True enough, but what's missing here, Moreton argues, is an account of the sing-hallelujah service culture that had been incubating in the agricultural communities of the Ozarks, where Wal-Mart is headquartered, since the '60s. Here, farm kids never entered unionized factory work but went directly into the retail-service sector that formed the backbone of the rising Sun Belt economy. At the epicenter of that world, shaping its business model and cultivating its "corporate populist" sensibility every step of the way, stood Sam Walton. When the Berlin Wall came down and international markets opened up in the '90s, he had an army of well-trained, deeply networked Christians eager to expand Wal-Mart's service culture and gospel of free enterprise, first in Mexico, then . . . well, you know the rest.
It was "Daddy" Walton's genius to frame the big-retail ethic in terms of "family" while removing the taint of servitude from what was, after all, unproductive service labor. He had a lot to work with. The predominantly white, small-family farming region of the Ozarks had an "unusually flat class structure," and that blurred the line between its female customers and its clerks. Walton made the cheerful, down-home, everyone-pulling-together family-farm values of his early frontline retail workers a hallmark of his emerging behemoth while earning their loyalty through policies, like flexible scheduling, that respected their "home duties."
Meanwhile, Wal-Mart preserved male authority in its management structure — and drove the poor sons of bitches hard — but with a twist.

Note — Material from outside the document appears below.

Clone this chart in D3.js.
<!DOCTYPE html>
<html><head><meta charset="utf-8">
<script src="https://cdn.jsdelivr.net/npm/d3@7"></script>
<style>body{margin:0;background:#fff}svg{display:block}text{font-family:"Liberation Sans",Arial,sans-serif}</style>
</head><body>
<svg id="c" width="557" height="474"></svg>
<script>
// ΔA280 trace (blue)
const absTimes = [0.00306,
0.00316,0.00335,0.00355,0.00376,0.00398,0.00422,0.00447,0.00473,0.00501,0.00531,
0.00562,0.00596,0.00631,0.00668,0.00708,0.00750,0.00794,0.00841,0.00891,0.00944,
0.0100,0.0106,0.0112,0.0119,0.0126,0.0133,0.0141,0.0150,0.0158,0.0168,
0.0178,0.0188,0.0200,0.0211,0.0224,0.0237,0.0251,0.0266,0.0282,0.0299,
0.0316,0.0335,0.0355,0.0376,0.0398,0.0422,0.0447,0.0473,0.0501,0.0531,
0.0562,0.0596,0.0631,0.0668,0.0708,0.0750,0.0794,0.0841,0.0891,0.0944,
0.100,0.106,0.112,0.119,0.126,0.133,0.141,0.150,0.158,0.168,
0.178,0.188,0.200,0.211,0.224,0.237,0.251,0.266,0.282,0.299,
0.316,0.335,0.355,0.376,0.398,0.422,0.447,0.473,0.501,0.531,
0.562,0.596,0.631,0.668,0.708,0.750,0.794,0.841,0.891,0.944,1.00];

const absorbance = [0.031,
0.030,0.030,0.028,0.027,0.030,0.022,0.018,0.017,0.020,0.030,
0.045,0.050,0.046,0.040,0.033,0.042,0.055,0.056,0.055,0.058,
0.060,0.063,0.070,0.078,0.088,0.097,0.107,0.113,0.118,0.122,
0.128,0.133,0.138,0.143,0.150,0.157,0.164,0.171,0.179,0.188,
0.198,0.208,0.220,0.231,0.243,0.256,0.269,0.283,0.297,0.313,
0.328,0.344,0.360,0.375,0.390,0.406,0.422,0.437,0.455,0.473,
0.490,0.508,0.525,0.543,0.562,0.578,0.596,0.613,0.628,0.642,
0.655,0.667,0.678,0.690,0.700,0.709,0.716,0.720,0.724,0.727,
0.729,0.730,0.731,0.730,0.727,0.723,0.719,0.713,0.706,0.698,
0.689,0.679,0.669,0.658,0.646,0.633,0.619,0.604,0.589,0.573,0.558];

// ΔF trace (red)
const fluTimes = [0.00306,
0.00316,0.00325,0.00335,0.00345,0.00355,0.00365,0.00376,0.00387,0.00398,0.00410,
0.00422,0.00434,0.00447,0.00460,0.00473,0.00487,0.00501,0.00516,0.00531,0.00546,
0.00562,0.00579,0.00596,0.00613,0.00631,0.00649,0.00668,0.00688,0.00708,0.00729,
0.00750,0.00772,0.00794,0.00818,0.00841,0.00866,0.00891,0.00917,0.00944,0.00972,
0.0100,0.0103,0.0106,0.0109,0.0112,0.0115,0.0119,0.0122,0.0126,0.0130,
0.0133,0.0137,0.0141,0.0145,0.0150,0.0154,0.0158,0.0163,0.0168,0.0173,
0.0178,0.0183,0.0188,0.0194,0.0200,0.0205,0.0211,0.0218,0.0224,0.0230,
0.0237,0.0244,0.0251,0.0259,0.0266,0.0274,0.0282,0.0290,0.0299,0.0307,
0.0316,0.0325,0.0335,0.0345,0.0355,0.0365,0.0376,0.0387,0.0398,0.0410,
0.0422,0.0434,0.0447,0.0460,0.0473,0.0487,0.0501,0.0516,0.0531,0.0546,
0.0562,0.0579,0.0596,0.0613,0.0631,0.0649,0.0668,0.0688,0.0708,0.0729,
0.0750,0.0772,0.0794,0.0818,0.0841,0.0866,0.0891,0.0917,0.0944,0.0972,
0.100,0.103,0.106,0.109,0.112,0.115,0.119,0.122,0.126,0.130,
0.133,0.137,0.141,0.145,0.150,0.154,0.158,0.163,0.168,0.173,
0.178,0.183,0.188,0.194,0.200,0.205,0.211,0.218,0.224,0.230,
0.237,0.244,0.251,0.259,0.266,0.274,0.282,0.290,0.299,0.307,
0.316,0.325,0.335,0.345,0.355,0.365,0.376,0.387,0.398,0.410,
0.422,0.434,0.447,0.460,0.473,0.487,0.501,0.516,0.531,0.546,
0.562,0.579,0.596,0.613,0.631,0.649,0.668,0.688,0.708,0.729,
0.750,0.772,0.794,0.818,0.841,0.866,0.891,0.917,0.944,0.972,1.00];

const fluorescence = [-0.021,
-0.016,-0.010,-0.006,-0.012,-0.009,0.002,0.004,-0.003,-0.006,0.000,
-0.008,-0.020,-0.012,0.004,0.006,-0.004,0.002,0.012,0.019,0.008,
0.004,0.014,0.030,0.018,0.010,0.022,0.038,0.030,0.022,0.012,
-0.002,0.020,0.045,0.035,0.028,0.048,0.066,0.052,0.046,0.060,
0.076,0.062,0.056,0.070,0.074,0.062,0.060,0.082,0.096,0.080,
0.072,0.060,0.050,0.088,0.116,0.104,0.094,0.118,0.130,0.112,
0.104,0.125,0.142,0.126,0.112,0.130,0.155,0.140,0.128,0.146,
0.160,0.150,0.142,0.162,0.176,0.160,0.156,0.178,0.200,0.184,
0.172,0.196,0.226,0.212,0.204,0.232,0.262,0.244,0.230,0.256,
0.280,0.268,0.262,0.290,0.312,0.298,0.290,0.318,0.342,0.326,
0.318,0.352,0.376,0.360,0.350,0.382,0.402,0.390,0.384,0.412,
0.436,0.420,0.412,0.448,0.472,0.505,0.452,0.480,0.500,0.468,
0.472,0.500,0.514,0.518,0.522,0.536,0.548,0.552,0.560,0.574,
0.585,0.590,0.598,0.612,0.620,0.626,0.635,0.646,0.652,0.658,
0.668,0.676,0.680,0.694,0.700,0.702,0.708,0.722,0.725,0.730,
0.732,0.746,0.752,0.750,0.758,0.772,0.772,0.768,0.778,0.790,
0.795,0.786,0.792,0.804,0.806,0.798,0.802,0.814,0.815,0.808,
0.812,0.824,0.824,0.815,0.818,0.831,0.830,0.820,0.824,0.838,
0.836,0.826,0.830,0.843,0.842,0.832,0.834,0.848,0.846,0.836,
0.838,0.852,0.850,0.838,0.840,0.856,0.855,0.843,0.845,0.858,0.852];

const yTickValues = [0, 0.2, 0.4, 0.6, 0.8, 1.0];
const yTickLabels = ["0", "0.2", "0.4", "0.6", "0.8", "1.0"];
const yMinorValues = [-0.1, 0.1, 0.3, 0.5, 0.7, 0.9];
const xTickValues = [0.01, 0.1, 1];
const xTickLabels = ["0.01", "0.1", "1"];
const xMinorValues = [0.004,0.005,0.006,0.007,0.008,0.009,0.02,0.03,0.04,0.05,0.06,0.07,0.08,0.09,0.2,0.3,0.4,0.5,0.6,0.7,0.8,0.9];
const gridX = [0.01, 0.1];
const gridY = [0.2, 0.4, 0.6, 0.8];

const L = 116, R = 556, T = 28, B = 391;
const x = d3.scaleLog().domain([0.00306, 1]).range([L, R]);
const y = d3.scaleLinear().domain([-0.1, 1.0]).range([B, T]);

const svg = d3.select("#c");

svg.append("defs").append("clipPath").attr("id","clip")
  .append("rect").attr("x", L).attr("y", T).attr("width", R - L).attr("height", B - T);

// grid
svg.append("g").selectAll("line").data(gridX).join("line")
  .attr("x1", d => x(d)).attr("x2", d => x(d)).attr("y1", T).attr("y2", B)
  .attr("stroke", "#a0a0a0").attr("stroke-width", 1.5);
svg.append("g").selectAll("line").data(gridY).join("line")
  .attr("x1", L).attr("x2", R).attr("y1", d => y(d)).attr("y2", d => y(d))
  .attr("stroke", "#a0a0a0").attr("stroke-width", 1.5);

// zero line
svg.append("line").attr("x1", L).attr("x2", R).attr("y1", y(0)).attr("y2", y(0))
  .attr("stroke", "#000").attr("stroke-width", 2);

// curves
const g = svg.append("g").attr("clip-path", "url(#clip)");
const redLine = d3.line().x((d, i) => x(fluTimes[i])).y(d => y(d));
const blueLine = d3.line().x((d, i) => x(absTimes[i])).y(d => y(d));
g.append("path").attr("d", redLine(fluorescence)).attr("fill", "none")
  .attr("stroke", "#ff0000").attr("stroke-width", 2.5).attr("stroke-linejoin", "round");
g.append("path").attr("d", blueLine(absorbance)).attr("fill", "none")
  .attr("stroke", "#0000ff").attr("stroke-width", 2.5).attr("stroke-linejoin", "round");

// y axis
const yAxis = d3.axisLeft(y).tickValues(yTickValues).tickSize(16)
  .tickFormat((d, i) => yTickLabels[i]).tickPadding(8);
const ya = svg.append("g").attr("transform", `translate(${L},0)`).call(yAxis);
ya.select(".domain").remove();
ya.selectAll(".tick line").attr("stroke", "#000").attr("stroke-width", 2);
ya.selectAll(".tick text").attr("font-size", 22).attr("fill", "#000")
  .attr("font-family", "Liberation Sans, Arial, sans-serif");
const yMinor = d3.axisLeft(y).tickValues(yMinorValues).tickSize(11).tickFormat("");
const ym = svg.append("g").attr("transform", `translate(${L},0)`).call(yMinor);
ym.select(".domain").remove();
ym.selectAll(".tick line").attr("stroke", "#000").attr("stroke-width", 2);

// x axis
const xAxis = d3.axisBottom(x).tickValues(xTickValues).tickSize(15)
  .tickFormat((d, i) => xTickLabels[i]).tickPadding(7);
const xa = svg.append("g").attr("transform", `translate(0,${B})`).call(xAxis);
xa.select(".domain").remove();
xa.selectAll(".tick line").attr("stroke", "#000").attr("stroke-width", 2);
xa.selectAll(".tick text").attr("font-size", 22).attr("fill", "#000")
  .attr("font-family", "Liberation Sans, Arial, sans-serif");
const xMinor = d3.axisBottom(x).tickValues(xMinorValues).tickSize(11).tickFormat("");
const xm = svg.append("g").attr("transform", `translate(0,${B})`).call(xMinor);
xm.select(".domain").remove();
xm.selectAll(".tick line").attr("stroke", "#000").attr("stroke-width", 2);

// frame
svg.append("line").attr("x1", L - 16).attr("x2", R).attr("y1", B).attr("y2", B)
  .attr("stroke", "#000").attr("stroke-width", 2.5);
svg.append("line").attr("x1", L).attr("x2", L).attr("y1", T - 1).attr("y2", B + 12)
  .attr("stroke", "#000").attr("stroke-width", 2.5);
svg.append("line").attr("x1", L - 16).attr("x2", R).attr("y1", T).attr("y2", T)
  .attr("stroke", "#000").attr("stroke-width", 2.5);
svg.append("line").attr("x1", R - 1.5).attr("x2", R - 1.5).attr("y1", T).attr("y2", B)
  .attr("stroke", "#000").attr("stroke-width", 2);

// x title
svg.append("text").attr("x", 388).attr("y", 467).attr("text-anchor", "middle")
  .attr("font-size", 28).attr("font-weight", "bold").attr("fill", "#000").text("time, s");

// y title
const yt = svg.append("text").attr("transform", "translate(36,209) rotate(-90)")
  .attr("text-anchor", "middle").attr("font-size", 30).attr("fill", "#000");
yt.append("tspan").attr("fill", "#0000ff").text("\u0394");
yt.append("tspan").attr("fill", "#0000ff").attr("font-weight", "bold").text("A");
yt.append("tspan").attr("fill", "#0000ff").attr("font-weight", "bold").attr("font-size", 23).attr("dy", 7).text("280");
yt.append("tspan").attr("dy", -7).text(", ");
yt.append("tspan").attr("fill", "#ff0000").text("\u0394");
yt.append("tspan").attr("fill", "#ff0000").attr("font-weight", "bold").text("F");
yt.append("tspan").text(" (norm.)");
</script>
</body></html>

As the company gained traction in the mid '70s, the conservative Christian movement taking shape throughout the heartland shifted toward an ethic of "servant leadership" that not only rendered masculinity compatible with service work but sacralized fatherhood and reinvested men in the domestic sphere during a time of rising divorce rates. The reproductive politics so puzzling to liberals is grounded in the theology of the "servant heart" to which both men and women in Wal-Mart World aspire — at home, at church, and at work.
Although Moreton's argument about gender is central and accounts brilliantly (if at times at a stretch) for the political phenomenon of the Sarah Palin–lovin' Wal-Mart Mom, her book is primarily an economic and business history. Walton was an extraordinary innovator who not only worked sympathetically with the culture at hand but led the way in computer technology, logistics, and the integration of "academic" resources with industry's vocational needs. To understand the lingua franca of today's workplace — with its talk of networking, entrepreneurialism, leadership, community service, and, above all, PR and communications — this book is indispensable reading. After all, we all live in Wal-Mart World now.